Mir fehlt völlig das Verständnis, wie das von statten gehen kann. Mich beschleicht das Gefühl, dem Staat ist der Nachwuchs so lange egal, wie er nicht Geld heranschaffen kann, um Steuern zu bezahlen. Das geht mit der Hebamme los und hört mit dem Altenpfleger auf. Ich bin traurig und wütend. Sehr sehr wütend. Und leider scheint diese Situation kein Ausnahmefall zu sein:

„Kitas sollen die Jüngsten behüten. Doch mehr als 2.000 Erfahrungsberichte zeigen: Mancherorts herrschen schlimme Zustände. Bund und Länder aber schauen weg. (Zeit Online).“

Regeln zur Kommunikation

Ich bin nicht sicher, ob es hier ein Wegschauen, oder „Verfälschen“ von Situationen ist. Aber auch bei dieser Kita hier läuft gewaltig was schief. Nachdem die Dokumentation an den Fachbereich eingeschickt wurde, gab es übrigens eine Sitzung mit dem Elternbeirat. Die Leitung hat ein Dokument mit neun Kommunikations- und Umgangsregeln verteilt, die die Mitglieder unterschreiben sollten. Eine Maßnahme, die zeigt, wie stark das Vertrauensverhältnis wohl beschädigt ist.

Böse Zungen behaupten sogar, der Leitung ist das Engagements des Rates zu viel und möchte eine Art „Maulkorb“ verhängen. Immerhin ist sie stark darum bemüht, dass Eltern nicht untereinander über Probleme sprechen, sondern das Ärgernis direkt an die Erzieher getragen wird. Und zwar nur dort hin. So gibt es gar kein Gesamtbild über die aktuelle Kita-Situation oder dem Zufriedenheitsspiegel.

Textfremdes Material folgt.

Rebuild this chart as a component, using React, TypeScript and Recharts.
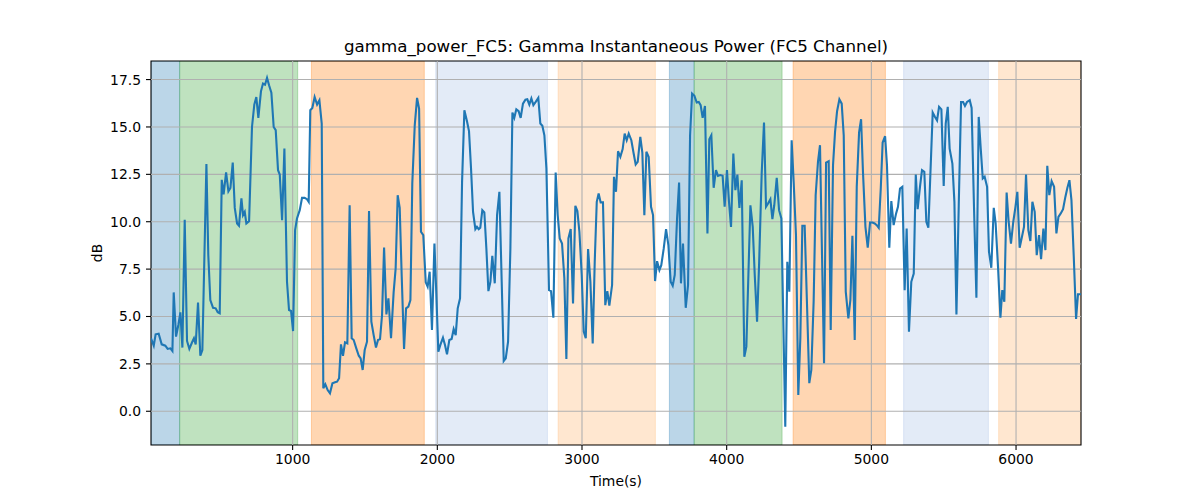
import React from "react";
import {
  LineChart,
  Line,
  XAxis,
  YAxis,
  ReferenceArea,
  ReferenceLine,
} from "recharts";

// time (s) of each sample
const times = [
  21, 40, 53, 74, 95, 120, 136, 155, 169, 178, 194, 210, 224, 238, 254, 270, 286, 305, 318, 330,
  346, 362, 376, 404, 417, 431, 450, 468, 482, 496, 510, 523, 540, 556, 570, 586, 600, 616, 629, 646,
  657, 669, 680, 699, 719, 735, 749, 763, 781, 795, 809, 823, 837, 853, 869, 883, 899, 911, 927, 943,
  961, 975, 989, 1003, 1017, 1030, 1049, 1065, 1083, 1099, 1111, 1122, 1136, 1152, 1169, 1185, 1201, 1212, 1226, 1242,
  1258, 1275, 1293, 1307, 1321, 1334, 1348, 1362, 1378, 1394, 1408, 1422, 1440, 1457, 1470, 1484, 1498, 1514, 1528, 1544,
  1560, 1576, 1590, 1604, 1618, 1632, 1648, 1662, 1680, 1698, 1712, 1726, 1740, 1754, 1770, 1784, 1800, 1814, 1827, 1844,
  1860, 1874, 1887, 1903, 1920, 1933, 1947, 1963, 1980, 1993, 2007, 2021, 2039, 2053, 2067, 2083, 2099, 2113, 2127, 2141,
  2157, 2171, 2187, 2205, 2219, 2233, 2247, 2263, 2274, 2286, 2297, 2311, 2325, 2339, 2353, 2367, 2380, 2397, 2413, 2429,
  2445, 2459, 2473, 2489, 2505, 2519, 2532, 2546, 2562, 2576, 2592, 2609, 2622, 2636, 2650, 2664, 2680, 2698, 2712, 2726,
  2740, 2754, 2772, 2786, 2802, 2818, 2832, 2846, 2862, 2878, 2892, 2906, 2922, 2938, 2954, 2968, 2982, 2998, 3012, 3026,
  3042, 3058, 3074, 3088, 3102, 3115, 3129, 3145, 3161, 3175, 3189, 3208, 3221, 3235, 3249, 3265, 3281, 3295, 3309, 3323,
  3341, 3357, 3371, 3385, 3403, 3417, 3431, 3445, 3461, 3477, 3491, 3505, 3519, 3535, 3548, 3565, 3581, 3597, 3613, 3627,
  3641, 3657, 3671, 3684, 3698, 3717, 3733, 3747, 3761, 3777, 3793, 3807, 3820, 3834, 3850, 3867, 3880, 3894, 3910, 3926,
  3940, 3956, 3972, 3986, 4002, 4016, 4030, 4046, 4060, 4074, 4088, 4104, 4122, 4136, 4150, 4164, 4180, 4194, 4210, 4224,
  4242, 4258, 4272, 4286, 4302, 4316, 4329, 4346, 4362, 4378, 4389, 4405, 4419, 4433, 4449, 4463, 4479, 4495, 4509, 4523,
  4539, 4555, 4571, 4585, 4601, 4615, 4631, 4645, 4659, 4673, 4687, 4705, 4719, 4735, 4749, 4763, 4779, 4795, 4809, 4823,
  4841, 4855, 4869, 4885, 4899, 4915, 4929, 4942, 4959, 4975, 4991, 5007, 5023, 5037, 5051, 5065, 5078, 5095, 5108, 5124,
  5138, 5154, 5171, 5184, 5198, 5214, 5230, 5244, 5260, 5276, 5293, 5307, 5320, 5336, 5350, 5366, 5380, 5394, 5424, 5440,
  5454, 5468, 5484, 5500, 5514, 5528, 5541, 5560, 5574, 5588, 5604, 5620, 5634, 5647, 5661, 5680, 5693, 5710, 5726, 5742,
  5756, 5770, 5783, 5800, 5813, 5829, 5846, 5859, 5876, 5892, 5905, 5919, 5935, 5949, 5965, 5981, 5995, 6009, 6025, 6041,
  6055, 6069, 6085, 6099, 6113, 6129, 6143, 6159, 6173, 6189, 6203, 6216, 6230, 6246, 6263, 6279, 6293, 6309, 6325, 6341,
  6355, 6369, 6383, 6399, 6415, 6428, 6449,
];

// gamma power in dB at each time above
const powerDb = [
  3.85, 3.46, 4.06, 4.09, 3.53, 3.46, 3.29, 3.32, 3.18, 6.27, 3.94, 4.55, 5.22, 3.36, 10.1, 3.71, 3.29, 3.64, 3.85, 3.53,
  5.74, 2.93, 3.23, 13.04, 8.24, 5.87, 5.46, 5.43, 5.22, 5.17, 12.21, 11.44, 12.6, 11.61, 11.79, 13.12, 10.73, 9.91, 9.79, 11.23,
  10.35, 10.52, 9.91, 10.03, 15.0, 16.18, 16.58, 15.48, 16.88, 17.29, 17.23, 17.59, 17.2, 16.81, 15.0, 14.83, 12.72, 12.49, 10.08, 13.86,
  6.83, 5.34, 5.29, 4.23, 9.56, 10.17, 10.61, 11.26, 11.26, 11.19, 11.05, 15.88, 16.0, 16.58, 16.18, 16.41, 15.18, 1.21, 1.42, 1.12,
  0.95, 1.48, 1.53, 1.56, 1.74, 3.53, 2.93, 3.64, 3.58, 10.87, 3.85, 3.76, 3.32, 2.93, 2.79, 2.18, 3.23, 3.67, 10.56, 4.73,
  4.02, 3.36, 3.76, 3.81, 5.08, 8.64, 5.11, 5.96, 3.85, 6.27, 7.54, 11.4, 10.73, 7.1, 3.29, 5.43, 5.52, 5.87, 12.02, 15.09,
  16.53, 15.97, 9.47, 9.29, 6.8, 6.57, 7.36, 4.29, 8.85, 6.22, 3.14, 3.5, 3.88, 3.5, 3.0, 3.76, 3.81, 4.34, 4.02, 5.43,
  5.96, 12.1, 15.88, 15.3, 14.78, 12.81, 10.52, 9.61, 9.73, 9.61, 9.68, 10.61, 10.49, 8.59, 6.34, 6.83, 8.2, 6.75, 10.35, 11.58,
  6.83, 2.65, 2.79, 3.67, 8.59, 15.76, 15.48, 15.93, 15.83, 15.48, 16.23, 16.44, 16.46, 16.18, 16.5, 16.15, 16.32, 16.53, 15.18, 15.06,
  14.56, 12.81, 6.39, 6.34, 4.94, 12.6, 10.35, 9.12, 8.85, 7.01, 2.76, 9.12, 9.61, 5.69, 10.84, 10.56, 9.47, 7.19, 4.2, 3.85,
  8.56, 6.83, 3.58, 7.89, 11.05, 11.49, 11.02, 11.02, 5.6, 6.34, 5.57, 6.66, 12.37, 11.58, 13.72, 13.42, 13.83, 14.65, 14.3, 14.65,
  14.3, 13.6, 13.02, 13.16, 14.48, 13.65, 10.35, 13.69, 13.42, 10.79, 10.35, 6.87, 7.92, 7.45, 7.71, 8.59, 9.61, 8.77, 6.83, 6.62,
  7.19, 10.17, 12.07, 6.75, 8.85, 5.46, 6.66, 14.56, 16.76, 16.64, 16.29, 16.32, 16.15, 15.48, 16.11, 9.38, 14.35, 14.56, 11.79, 12.72,
  12.42, 12.46, 12.42, 10.79, 12.72, 11.05, 9.73, 13.6, 11.67, 12.49, 10.73, 12.19, 2.88, 3.41, 7.19, 10.87, 9.73, 7.19, 4.73, 7.75,
  12.54, 15.23, 10.79, 10.96, 11.19, 10.14, 10.87, 12.32, 10.61, 10.17, 5.78, -0.81, 7.89, 6.31, 14.3, 12.1, 9.29, 0.86, 3.85, 9.79,
  9.79, 5.69, 1.48, 2.18, 5.78, 11.4, 13.16, 14.04, 8.24, 2.53, 13.12, 13.19, 4.29, 12.98, 14.74, 15.83, 16.46, 16.23, 14.56, 6.31,
  4.9, 5.87, 9.26, 3.76, 11.84, 14.7, 15.41, 12.63, 9.73, 8.63, 9.96, 9.96, 9.91, 9.82, 9.68, 11.75, 14.18, 14.51, 12.98, 8.63,
  11.09, 9.82, 10.44, 10.79, 11.75, 11.84, 6.39, 9.64, 4.2, 6.83, 7.27, 12.49, 10.66, 11.84, 12.72, 12.63, 10.0, 9.68, 15.76, 15.53,
  15.35, 16.06, 15.93, 11.89, 15.18, 16.06, 13.86, 13.07, 11.05, 5.11, 10.87, 16.32, 16.32, 16.11, 16.32, 16.41, 16.0, 10.61, 5.99, 15.53,
  13.86, 12.28, 12.37, 11.84, 8.42, 7.57, 10.73, 9.91, 7.54, 4.94, 6.39, 5.78, 11.54, 10.0, 8.85, 10.0, 10.73, 11.58, 8.63, 9.21,
  9.73, 12.49, 9.56, 8.98, 11.05, 10.52, 8.24, 9.29, 8.03, 9.64, 8.5, 12.95, 11.4, 12.14, 11.84, 9.38, 10.26, 10.44, 10.66, 11.31,
  11.79, 12.19, 11.14, 8.15, 4.87, 6.17, 6.17,
];

// shaded phases
const phaseStarts = [21, 219, 1130, 1989, 2835, 3604, 3775, 4459, 5223, 5880];
const phaseEnds = [219, 1035, 1910, 2761, 3507, 3775, 4383, 5097, 5809, 6449];
const phaseKinds = [0, 1, 2, 3, 4, 0, 1, 2, 3, 4];

const xTicks = [1000, 2000, 3000, 4000, 5000, 6000];
const yTicks = [0, 2.5, 5, 7.5, 10, 12.5, 15, 17.5];
const xDomain = [21, 6449];
const yDomain = [-1.78, 18.48];

const phaseColors = ["#1f77b4", "#2ca02c", "#ff7f0e", "#aec7e8", "#ffbb78"];
const phaseAlpha = [0.3, 0.3, 0.32, 0.35, 0.35];

const FONT = '"DejaVu Sans", sans-serif';
const tickStyle = { fill: "#000", fontSize: 13.9, fontFamily: FONT };

const data = times.map((t, i) => ({ t, v: powerDb[i] }));

export default function App() {
  return (
    <div
      style={{
        position: "absolute",
        left: 0,
        top: 0,
        width: 1200,
        height: 500,
        background: "#fff",
        fontFamily: FONT,
      }}
    >
      <LineChart
        width={1200}
        height={500}
        data={data}
        margin={{ top: 61, right: 119, bottom: 25, left: 91 }}
      >
        <XAxis
          type="number"
          dataKey="t"
          domain={xDomain}
          ticks={xTicks}
          interval={0}
          allowDataOverflow
          height={30}
          tickSize={5}
          tickMargin={4}
          tick={tickStyle}
          axisLine={false}
          tickLine={{ stroke: "#000", strokeWidth: 1.1 }}
          label={{
            content: () => (
              <text x={616} y={486} textAnchor="middle" fontSize={13.9} fontFamily={FONT} fill="#000">
                Time(s)
              </text>
            ),
          }}
        />
        <YAxis
          type="number"
          domain={yDomain}
          ticks={yTicks}
          interval={0}
          allowDataOverflow
          width={60}
          tickSize={5}
          tickMargin={5}
          tick={tickStyle}
          tickFormatter={(v: number) => v.toFixed(1)}
          axisLine={false}
          tickLine={{ stroke: "#000", strokeWidth: 1.1 }}
          label={{
            content: () => (
              <text
                x={97}
                y={253}
                transform="rotate(-90, 97, 253)"
                textAnchor="middle"
                dominantBaseline="central"
                fontSize={13.9}
                fontFamily={FONT}
                fill="#000"
              >
                dB
              </text>
            ),
          }}
        />
        {phaseStarts.map((s, i) => (
          <ReferenceArea
            key={"p" + i}
            x1={s}
            x2={phaseEnds[i]}
            y1={yDomain[0]}
            y2={yDomain[1]}
            fill={phaseColors[phaseKinds[i]]}
            fillOpacity={phaseAlpha[phaseKinds[i]]}
            stroke={phaseColors[phaseKinds[i]]}
            strokeOpacity={phaseAlpha[phaseKinds[i]]}
            ifOverflow="hidden"
          />
        ))}
        {xTicks.map((x) => (
          <ReferenceLine key={"gx" + x} x={x} stroke="#b0b0b0" strokeWidth={1.1} />
        ))}
        {yTicks.map((y) => (
          <ReferenceLine key={"gy" + y} y={y} stroke="#b0b0b0" strokeWidth={1.1} />
        ))}
        <Line
          type="linear"
          dataKey="v"
          stroke="#1f77b4"
          strokeWidth={2.1}
          dot={false}
          activeDot={false}
          isAnimationActive={false}
        />
        <ReferenceArea
          x1={xDomain[0]}
          x2={xDomain[1]}
          y1={yDomain[0]}
          y2={yDomain[1]}
          fill="none"
          stroke="#000"
          strokeWidth={1.1}
          ifOverflow="visible"
        />
      </LineChart>
      <svg
        width={1200}
        height={500}
        style={{ position: "absolute", left: 0, top: 0, pointerEvents: "none" }}
      >
        <text x={616} y={52} textAnchor="middle" fontSize={16.7} fontFamily={FONT} fill="#000">
          gamma_power_FC5: Gamma Instantaneous Power (FC5 Channel)
        </text>
      </svg>
    </div>
  );
}
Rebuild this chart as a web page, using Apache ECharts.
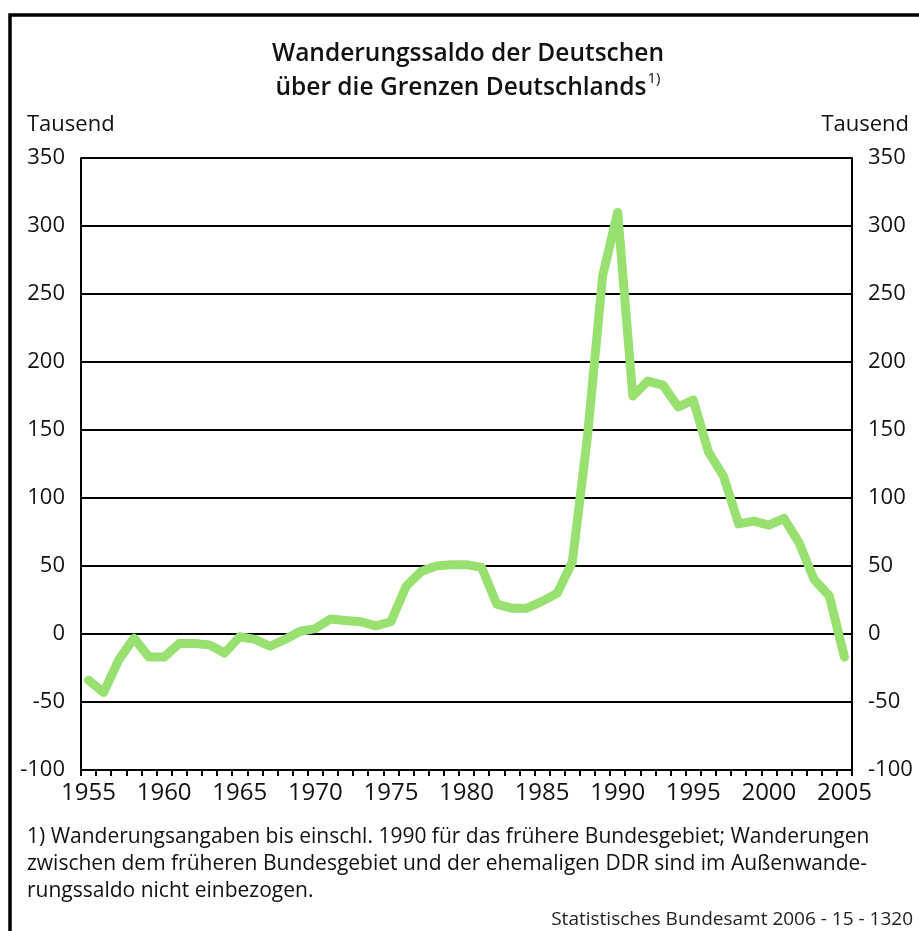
<!DOCTYPE html>
<html>
<head>
<meta charset="utf-8">
<script src="https://cdn.jsdelivr.net/npm/echarts@6/dist/echarts.min.js"></script>
<style>
  html, body { margin: 0; padding: 0; background: #fff; }
  #main { width: 919px; height: 931px; }
</style>
</head>
<body>
<div id="main"></div>
<script>
var years = ['1955', '1956', '1957', '1958', '1959', '1960', '1961', '1962', '1963', '1964',
  '1965', '1966', '1967', '1968', '1969', '1970', '1971', '1972', '1973', '1974',
  '1975', '1976', '1977', '1978', '1979', '1980', '1981', '1982', '1983', '1984',
  '1985', '1986', '1987', '1988', '1989', '1990', '1991', '1992', '1993', '1994',
  '1995', '1996', '1997', '1998', '1999', '2000', '2001', '2002', '2003', '2004', '2005'];

// Wanderungssaldo der Deutschen, Tausend
var saldo = [-34, -43, -19, -3, -17, -17, -7, -7, -8, -14,
  -2, -4, -9, -4, 2, 4, 11, 10, 9, 6,
  9, 35, 46, 50, 51, 51, 49, 22, 19, 19,
  24, 30, 53, 145, 263, 310, 175, 186, 183, 167,
  172, 134, 116, 81, 83, 80, 85, 67, 40, 28, -17];

var yTicks = [-100, -50, 0, 50, 100, 150, 200, 250, 300, 350];

var chartDom = document.getElementById('main');
var myChart = echarts.init(chartDom);
var option;

var font = '"Open Sans", "Noto Sans", sans-serif';

function yAxisDef(pos) {
  return {
    type: 'value',
    position: pos,
    min: yTicks[0],
    max: yTicks[yTicks.length - 1],
    interval: 50,
    axisLine: { show: true, lineStyle: { color: '#000', width: 2 } },
    axisTick: { show: false },
    axisLabel: { color: '#111', fontSize: 22, fontFamily: font, margin: 16 },
    splitLine: { show: pos === 'left', lineStyle: { color: '#000', width: 2 } }
  };
}

option = {
  backgroundColor: '#fff',
  animation: false,
  grid: {
    left: 81,
    right: 67,
    top: 158,
    bottom: 161
  },
  xAxis: {
    type: 'category',
    data: years,
    boundaryGap: true,
    axisLine: { onZero: false, lineStyle: { color: '#000', width: 2 } },
    axisTick: { show: true, interval: 0, length: 6, lineStyle: { color: '#000', width: 2 } },
    axisLabel: {
      interval: 4,
      color: '#111',
      fontSize: 24,
      fontFamily: font,
      margin: 11
    }
  },
  yAxis: [yAxisDef('left'), yAxisDef('right')],
  series: [
    {
      name: 'Wanderungssaldo',
      type: 'line',
      data: saldo,
      symbol: 'none',
      lineStyle: { color: '#98e06f', width: 9, join: 'round', cap: 'round' },
      z: 5
    }
  ],
  graphic: [
    {
      type: 'rect',
      z: -10,
      silent: true,
      shape: { x: 10, y: 15, width: 1000, height: 1000 },
      style: { fill: 'none', stroke: '#000', lineWidth: 3.5 }
    },
    {
      type: 'text',
      x: 468,
      y: 37,
      style: {
        text: 'Wanderungssaldo der Deutschen\nüber die Grenzen Deutschlands{sup|1)}',
        align: 'center',
        fontSize: 24.5,
        fontWeight: 600,
        fontFamily: font,
        lineHeight: 34,
        fill: '#111',
        rich: {
          sup: { fontSize: 15, fontFamily: font, verticalAlign: 'top', lineHeight: 34, padding: [0, 0, 16, 1] }
        }
      }
    },
    {
      type: 'text',
      x: 27,
      y: 114,
      style: { text: 'Tausend', fontSize: 22, fontFamily: font, fill: '#111' }
    },
    {
      type: 'text',
      x: 909,
      y: 114,
      style: { text: 'Tausend', align: 'right', fontSize: 22, fontFamily: font, fill: '#111' }
    },
    {
      type: 'text',
      x: 27,
      y: 824,
      style: {
        text: '1) Wanderungsangaben bis einschl. 1990 für das frühere Bundesgebiet; Wanderungen\n' +
          'zwischen dem früheren Bundesgebiet und der ehemaligen DDR sind im Außenwande-\n' +
          'rungssaldo nicht einbezogen.',
        fontSize: 21,
        lineHeight: 27,
        fontFamily: font,
        fill: '#111'
      }
    },
    {
      type: 'text',
      x: 913,
      y: 910,
      style: { text: 'Statistisches Bundesamt 2006 - 15 - 1320', align: 'right', fontSize: 19, fontFamily: font, fill: '#222' }
    }
  ]
};

option && myChart.setOption(option);
</script>
</body>
</html>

Hand auf´s Herz? Könntet ihr eure Kinder vertrauensvoll in die Hände dieser Kita geben? Ohne schlechtes Gewissen? Ich könnte es nicht. Wie schlimm muss der Druck sein, der auf Eltern lastet, die Vorfälle wie diesen in Kauf nehmen. Aber vielleicht seid ihr ja auch der Meinung, dass ein paar „Einzelfälle“ völlig legitim sind. Solang es vielleicht nicht die eigenen Kinder sind? Oder gehören wunde Pos und Gewalt in den Kita-Alltag, weil die Erzieher es ohnehin schwer genug haben? Lasst es mich wissen.